───── Input

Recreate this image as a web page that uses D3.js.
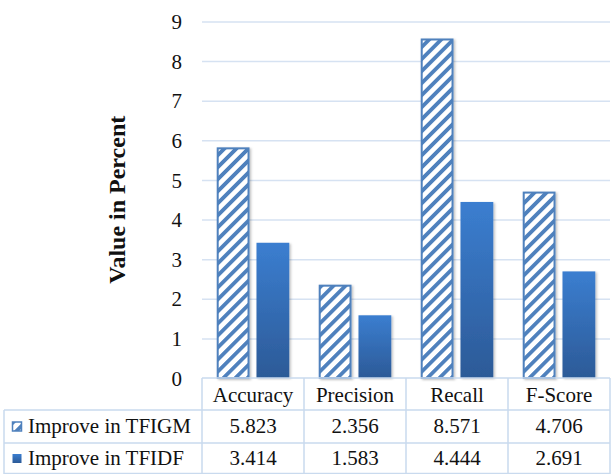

──────────
───── Input

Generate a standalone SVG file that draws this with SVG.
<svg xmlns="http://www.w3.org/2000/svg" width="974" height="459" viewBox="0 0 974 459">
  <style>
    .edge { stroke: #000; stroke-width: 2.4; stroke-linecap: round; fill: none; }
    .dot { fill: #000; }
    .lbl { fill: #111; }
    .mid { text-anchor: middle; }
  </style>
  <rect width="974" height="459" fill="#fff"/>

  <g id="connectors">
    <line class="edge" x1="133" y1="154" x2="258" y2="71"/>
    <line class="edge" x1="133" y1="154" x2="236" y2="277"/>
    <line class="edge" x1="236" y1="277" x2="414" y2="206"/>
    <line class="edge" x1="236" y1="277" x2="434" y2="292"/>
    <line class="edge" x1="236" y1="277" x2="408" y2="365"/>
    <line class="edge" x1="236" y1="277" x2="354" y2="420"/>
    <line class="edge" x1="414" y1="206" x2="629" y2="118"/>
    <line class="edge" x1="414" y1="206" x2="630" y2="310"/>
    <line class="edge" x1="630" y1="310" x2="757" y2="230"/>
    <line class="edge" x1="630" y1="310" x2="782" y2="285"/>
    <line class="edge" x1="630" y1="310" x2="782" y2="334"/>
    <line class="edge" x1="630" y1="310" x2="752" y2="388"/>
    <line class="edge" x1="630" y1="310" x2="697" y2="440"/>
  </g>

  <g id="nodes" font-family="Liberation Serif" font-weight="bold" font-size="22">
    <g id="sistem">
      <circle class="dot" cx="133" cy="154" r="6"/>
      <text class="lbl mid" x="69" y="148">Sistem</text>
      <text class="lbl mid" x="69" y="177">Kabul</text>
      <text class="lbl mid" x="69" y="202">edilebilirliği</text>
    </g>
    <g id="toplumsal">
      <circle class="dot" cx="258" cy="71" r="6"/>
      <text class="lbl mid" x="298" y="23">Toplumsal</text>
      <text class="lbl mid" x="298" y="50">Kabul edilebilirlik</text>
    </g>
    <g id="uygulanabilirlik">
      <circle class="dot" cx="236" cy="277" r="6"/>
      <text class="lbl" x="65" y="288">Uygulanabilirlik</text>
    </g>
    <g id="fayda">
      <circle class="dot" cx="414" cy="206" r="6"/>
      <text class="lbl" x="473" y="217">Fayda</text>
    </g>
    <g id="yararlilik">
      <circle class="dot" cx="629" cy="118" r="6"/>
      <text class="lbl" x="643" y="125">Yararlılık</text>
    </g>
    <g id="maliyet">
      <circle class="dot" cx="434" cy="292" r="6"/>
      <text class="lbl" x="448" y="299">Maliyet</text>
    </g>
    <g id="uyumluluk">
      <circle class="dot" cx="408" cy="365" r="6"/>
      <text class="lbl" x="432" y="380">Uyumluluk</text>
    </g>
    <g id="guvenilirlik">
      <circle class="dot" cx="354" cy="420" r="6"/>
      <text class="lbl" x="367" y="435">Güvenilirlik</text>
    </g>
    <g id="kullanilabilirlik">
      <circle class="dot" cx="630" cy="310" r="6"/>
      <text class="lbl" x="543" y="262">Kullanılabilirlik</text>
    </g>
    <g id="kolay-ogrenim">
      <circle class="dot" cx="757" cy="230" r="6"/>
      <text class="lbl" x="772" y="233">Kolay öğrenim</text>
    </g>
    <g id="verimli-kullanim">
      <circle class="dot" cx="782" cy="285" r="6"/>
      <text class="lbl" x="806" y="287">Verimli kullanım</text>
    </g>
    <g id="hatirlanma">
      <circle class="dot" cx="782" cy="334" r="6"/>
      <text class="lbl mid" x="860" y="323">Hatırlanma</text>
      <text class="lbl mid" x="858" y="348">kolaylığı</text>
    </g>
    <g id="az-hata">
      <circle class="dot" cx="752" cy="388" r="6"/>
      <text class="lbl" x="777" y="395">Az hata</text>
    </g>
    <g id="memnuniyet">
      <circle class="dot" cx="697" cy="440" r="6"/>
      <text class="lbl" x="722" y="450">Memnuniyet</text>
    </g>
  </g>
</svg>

──────────
───── Input

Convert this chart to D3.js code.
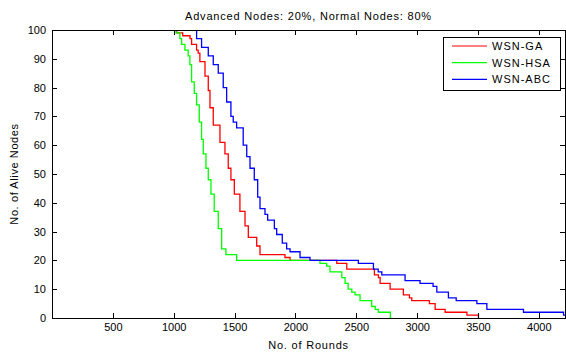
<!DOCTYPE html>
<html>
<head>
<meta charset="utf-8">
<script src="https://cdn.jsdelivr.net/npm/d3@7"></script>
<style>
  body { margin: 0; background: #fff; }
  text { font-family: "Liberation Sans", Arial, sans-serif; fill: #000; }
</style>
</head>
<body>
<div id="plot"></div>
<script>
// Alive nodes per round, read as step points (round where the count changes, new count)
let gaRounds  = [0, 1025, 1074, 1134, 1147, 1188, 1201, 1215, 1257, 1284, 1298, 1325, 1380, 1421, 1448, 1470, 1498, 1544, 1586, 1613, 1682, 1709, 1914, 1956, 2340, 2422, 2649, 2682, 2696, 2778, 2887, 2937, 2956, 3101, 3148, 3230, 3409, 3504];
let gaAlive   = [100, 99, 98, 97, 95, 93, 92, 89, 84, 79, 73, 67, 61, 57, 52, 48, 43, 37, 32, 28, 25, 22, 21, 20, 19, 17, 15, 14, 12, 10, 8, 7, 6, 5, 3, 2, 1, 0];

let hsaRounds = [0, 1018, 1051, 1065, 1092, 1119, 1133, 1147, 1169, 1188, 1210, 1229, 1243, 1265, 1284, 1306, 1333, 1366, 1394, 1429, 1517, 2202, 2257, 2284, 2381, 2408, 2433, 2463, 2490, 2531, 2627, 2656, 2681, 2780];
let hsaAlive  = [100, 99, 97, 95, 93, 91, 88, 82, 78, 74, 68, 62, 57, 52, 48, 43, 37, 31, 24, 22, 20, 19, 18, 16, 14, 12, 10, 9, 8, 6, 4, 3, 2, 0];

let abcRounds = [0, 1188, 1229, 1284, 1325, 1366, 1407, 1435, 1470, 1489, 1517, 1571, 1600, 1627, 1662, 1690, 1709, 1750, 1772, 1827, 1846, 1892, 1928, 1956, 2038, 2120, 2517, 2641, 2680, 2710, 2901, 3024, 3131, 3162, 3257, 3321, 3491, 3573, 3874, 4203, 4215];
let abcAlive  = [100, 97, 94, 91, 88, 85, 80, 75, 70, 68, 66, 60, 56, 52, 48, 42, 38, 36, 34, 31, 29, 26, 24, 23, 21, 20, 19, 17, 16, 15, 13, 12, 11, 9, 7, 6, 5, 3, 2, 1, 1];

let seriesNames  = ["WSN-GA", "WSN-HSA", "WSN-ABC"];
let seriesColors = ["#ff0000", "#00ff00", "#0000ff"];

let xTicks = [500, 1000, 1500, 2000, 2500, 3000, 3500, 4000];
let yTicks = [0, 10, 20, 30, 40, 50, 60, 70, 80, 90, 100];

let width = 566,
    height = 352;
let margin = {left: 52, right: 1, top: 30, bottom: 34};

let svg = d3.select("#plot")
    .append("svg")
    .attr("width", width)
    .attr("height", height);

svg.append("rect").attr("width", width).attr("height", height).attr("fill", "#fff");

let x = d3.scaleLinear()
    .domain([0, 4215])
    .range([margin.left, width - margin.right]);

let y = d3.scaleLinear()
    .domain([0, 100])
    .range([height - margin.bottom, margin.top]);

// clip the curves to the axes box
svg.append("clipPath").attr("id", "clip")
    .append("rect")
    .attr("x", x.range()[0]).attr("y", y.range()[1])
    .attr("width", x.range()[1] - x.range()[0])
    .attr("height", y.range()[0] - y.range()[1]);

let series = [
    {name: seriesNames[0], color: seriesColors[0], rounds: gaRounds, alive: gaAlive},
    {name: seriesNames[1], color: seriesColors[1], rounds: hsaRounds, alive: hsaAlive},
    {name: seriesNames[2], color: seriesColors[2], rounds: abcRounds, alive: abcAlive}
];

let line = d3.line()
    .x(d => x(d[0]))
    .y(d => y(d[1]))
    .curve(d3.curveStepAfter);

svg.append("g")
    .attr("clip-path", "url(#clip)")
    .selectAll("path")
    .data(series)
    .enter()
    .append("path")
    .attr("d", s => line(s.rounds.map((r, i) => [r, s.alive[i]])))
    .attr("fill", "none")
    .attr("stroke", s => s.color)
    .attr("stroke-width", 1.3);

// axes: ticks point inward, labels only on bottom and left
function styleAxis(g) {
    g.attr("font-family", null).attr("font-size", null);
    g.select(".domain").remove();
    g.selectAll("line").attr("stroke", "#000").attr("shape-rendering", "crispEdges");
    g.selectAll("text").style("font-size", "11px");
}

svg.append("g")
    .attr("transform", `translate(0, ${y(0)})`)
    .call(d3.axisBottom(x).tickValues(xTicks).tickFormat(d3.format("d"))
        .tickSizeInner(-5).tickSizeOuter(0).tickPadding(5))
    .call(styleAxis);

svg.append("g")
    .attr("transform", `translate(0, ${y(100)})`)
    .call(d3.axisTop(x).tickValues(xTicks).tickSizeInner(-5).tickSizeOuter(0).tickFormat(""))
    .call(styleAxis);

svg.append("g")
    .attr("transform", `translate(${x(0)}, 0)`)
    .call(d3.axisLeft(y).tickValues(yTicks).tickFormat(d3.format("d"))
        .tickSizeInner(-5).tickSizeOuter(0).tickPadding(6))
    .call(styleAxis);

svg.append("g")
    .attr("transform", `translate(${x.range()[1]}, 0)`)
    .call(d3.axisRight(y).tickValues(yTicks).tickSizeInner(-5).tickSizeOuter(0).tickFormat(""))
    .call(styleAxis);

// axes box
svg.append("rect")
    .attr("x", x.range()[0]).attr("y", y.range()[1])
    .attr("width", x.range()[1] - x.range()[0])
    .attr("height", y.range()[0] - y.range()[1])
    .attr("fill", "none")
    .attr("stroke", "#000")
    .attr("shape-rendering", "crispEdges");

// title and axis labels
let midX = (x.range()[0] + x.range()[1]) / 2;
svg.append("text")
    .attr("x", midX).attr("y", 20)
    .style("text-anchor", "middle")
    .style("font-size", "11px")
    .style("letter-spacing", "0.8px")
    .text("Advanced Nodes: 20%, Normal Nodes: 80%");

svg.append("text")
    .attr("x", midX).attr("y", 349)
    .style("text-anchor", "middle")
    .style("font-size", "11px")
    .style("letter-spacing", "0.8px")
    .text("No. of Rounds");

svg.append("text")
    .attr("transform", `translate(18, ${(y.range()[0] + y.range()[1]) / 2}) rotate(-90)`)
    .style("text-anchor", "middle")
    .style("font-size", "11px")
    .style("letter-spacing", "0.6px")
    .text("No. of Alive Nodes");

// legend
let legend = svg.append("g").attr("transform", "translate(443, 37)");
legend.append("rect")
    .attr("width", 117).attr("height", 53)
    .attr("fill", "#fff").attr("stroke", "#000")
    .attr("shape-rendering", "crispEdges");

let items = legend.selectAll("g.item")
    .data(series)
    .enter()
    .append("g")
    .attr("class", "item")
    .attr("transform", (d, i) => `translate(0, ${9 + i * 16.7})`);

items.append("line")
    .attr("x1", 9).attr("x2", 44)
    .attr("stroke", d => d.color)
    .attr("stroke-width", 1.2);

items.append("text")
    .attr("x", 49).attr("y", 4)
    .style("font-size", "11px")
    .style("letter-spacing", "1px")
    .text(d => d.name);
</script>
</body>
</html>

──────────

→ Task requirements
Within the listing above, find every line containing the string "this" and return it.

→ Written solution
Recreate this image as a web page that uses D3.js.
Generate a standalone SVG file that draws this with SVG.
Convert this chart to D3.js code.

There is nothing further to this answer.